In 1987, Compute! magazine praised Might and Magic for its wealth of content, non-linear play and aspects of its graphics, though it notes that the game graphics lack animation, and that there is limited graphical representation of enemy combatants. Computer Gaming World described it as "a big adventure game with much to like and much to explore", with a depth that "everyone who plays it will appreciate". The magazine's Scorpia praised the game's extensiveness, but noted that early versions of the game only equipped new party members with clubs, making the beginning of the game very difficult. In 1988 Might and Magic joined the magazine's Hall of Fame for games highly rated over time by readers. In 1993 the magazine stated that despite the starting difficulty "it's well worth the effort". In 1996, the magazine named Might and Magic the 23rd best game ever. The editors wrote, "A 3D dungeon view combined with the biggest world map to date were just two of the major features of this advanced level CRPG."

The Apple II version of the game was reviewed in 1987 in Dragon #122 by Patricia Lesser in "The Role of Computers" column.
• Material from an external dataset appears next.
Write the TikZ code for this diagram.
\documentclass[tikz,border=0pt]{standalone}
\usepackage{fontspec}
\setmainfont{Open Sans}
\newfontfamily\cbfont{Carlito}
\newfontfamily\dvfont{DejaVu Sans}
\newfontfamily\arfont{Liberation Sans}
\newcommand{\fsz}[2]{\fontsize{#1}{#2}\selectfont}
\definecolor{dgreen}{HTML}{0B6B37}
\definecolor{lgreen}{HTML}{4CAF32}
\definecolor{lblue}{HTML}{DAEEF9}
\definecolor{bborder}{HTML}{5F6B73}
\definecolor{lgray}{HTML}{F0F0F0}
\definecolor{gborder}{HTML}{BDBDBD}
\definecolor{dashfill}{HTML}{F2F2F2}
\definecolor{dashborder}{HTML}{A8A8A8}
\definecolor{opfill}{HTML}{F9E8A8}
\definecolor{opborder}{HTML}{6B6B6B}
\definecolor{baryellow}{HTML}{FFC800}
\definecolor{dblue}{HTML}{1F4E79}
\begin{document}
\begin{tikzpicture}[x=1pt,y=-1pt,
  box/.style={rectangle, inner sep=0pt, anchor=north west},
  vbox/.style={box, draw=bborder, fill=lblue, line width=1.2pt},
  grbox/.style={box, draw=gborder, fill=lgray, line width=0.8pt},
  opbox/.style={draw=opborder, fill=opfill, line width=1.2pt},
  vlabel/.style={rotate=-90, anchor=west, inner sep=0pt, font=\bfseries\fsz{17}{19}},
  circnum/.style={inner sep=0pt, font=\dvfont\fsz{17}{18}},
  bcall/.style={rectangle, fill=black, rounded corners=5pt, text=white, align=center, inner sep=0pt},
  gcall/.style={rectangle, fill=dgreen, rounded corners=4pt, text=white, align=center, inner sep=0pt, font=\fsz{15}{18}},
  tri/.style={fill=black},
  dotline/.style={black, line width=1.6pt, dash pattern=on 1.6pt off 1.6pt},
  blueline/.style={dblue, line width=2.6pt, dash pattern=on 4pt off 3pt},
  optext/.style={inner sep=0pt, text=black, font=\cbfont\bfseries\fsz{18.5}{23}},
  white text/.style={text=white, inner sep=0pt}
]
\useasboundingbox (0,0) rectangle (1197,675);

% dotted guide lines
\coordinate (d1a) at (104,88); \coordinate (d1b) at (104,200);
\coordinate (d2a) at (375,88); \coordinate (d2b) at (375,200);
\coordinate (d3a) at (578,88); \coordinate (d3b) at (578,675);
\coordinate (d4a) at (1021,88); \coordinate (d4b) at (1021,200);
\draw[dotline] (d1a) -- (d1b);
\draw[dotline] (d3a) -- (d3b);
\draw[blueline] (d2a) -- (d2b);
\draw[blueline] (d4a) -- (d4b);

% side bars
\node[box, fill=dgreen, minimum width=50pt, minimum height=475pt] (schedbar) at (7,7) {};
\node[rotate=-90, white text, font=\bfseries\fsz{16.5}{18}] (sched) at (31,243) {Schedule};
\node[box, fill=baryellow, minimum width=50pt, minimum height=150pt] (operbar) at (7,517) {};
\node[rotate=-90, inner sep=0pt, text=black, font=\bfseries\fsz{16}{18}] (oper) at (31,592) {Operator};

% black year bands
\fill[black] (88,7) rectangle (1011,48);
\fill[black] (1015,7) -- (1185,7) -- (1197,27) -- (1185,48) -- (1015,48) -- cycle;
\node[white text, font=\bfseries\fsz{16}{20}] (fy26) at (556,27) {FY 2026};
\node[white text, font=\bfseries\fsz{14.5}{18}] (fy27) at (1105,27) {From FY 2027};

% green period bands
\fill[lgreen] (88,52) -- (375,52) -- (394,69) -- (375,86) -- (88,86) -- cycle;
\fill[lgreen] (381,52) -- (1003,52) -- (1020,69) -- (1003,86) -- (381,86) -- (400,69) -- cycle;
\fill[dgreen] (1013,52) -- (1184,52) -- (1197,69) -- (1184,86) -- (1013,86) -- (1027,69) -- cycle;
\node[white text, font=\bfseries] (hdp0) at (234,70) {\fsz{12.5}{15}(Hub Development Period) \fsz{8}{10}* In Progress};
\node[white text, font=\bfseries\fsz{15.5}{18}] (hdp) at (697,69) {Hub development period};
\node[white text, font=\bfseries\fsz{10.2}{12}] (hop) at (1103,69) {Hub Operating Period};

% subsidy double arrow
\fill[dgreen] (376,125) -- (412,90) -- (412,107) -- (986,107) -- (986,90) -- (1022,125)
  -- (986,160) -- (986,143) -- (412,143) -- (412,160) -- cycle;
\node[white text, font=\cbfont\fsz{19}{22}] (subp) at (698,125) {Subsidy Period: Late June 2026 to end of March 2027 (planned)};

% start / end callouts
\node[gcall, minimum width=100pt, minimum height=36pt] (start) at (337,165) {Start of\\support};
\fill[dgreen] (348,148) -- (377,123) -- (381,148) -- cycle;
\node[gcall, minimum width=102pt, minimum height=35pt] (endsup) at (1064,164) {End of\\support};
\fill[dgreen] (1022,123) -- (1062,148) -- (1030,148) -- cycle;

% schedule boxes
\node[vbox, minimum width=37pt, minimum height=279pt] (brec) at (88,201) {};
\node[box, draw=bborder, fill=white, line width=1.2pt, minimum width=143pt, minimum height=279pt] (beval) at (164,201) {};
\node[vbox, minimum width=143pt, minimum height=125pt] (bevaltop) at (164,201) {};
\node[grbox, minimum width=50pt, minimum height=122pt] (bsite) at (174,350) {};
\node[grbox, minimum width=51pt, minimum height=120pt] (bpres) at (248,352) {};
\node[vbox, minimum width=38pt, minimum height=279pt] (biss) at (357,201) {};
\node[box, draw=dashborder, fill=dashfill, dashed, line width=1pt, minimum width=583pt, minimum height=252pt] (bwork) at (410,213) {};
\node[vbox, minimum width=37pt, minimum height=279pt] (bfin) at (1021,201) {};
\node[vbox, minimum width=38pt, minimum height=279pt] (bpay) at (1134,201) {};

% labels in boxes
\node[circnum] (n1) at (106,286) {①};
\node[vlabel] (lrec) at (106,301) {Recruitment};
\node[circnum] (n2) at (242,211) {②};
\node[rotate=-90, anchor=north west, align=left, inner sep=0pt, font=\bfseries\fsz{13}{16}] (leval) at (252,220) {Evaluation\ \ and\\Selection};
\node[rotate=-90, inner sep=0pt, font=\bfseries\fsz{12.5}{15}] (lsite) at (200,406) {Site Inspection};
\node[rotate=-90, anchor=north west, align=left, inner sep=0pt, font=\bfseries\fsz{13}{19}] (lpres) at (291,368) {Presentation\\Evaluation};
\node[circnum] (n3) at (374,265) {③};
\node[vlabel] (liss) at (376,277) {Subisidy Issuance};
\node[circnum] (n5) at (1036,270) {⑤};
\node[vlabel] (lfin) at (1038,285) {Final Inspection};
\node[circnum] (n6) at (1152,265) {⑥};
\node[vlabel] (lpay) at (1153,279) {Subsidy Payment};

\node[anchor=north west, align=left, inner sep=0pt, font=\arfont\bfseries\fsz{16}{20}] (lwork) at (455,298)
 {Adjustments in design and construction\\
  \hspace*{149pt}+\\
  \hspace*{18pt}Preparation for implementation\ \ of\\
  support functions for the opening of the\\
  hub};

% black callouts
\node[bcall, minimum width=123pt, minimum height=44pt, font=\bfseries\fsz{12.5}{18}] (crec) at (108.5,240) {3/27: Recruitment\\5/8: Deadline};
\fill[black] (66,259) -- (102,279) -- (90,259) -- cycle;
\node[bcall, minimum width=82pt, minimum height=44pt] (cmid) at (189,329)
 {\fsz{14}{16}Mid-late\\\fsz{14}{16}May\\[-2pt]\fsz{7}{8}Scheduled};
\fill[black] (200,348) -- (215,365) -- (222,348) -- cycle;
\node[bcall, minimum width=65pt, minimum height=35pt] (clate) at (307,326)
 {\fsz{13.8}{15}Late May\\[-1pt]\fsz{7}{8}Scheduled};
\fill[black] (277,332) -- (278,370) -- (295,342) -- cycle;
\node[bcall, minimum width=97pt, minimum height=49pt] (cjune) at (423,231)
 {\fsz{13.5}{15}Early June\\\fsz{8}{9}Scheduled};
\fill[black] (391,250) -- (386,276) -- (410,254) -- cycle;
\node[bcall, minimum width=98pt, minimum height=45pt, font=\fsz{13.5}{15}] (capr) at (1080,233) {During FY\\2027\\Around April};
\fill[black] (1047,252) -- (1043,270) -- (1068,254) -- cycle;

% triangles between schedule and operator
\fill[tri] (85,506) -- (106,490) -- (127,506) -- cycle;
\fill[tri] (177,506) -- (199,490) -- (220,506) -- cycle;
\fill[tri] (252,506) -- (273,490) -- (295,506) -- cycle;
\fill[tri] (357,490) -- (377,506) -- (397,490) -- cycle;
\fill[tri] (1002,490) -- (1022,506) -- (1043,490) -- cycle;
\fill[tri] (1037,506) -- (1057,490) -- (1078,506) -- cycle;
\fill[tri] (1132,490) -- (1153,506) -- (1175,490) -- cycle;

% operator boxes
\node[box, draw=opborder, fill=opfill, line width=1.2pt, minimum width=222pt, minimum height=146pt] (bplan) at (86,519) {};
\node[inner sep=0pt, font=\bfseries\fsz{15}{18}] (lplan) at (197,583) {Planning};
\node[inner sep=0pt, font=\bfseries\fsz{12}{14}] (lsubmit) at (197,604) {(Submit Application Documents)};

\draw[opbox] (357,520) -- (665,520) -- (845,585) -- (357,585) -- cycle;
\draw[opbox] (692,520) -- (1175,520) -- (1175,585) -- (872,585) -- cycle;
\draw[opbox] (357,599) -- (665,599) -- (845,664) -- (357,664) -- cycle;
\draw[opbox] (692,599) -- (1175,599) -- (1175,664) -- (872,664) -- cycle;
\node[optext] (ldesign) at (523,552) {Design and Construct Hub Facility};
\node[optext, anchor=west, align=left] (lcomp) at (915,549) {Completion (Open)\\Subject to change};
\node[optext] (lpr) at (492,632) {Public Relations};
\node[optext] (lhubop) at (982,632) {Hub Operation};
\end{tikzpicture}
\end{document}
Lesser stated that "This adventure is awesome in its scope, completely fascinating, graphically pleasing, and one of the top five games ever produced for a computer." In a subsequent column, the reviewers gave the game 5 out of 5 stars. Hartley, Patricia, and Kirk Lesser reviewed the IBM version of the game in 1988 in Dragon #132, also giving it 5 out of 5 stars. The Lessers reviewed the MacIntosh version of the game in Dragon #140, giving the Macintosh II version 4½ stars, and the Macintosh Plus version 3½ stars.

Modern commentators acknowledge MM1 for the immense scope of its world, for its freedom of exploration and for pioneering aspects such as incorporating player characters' race, gender and alignment into the gameplay.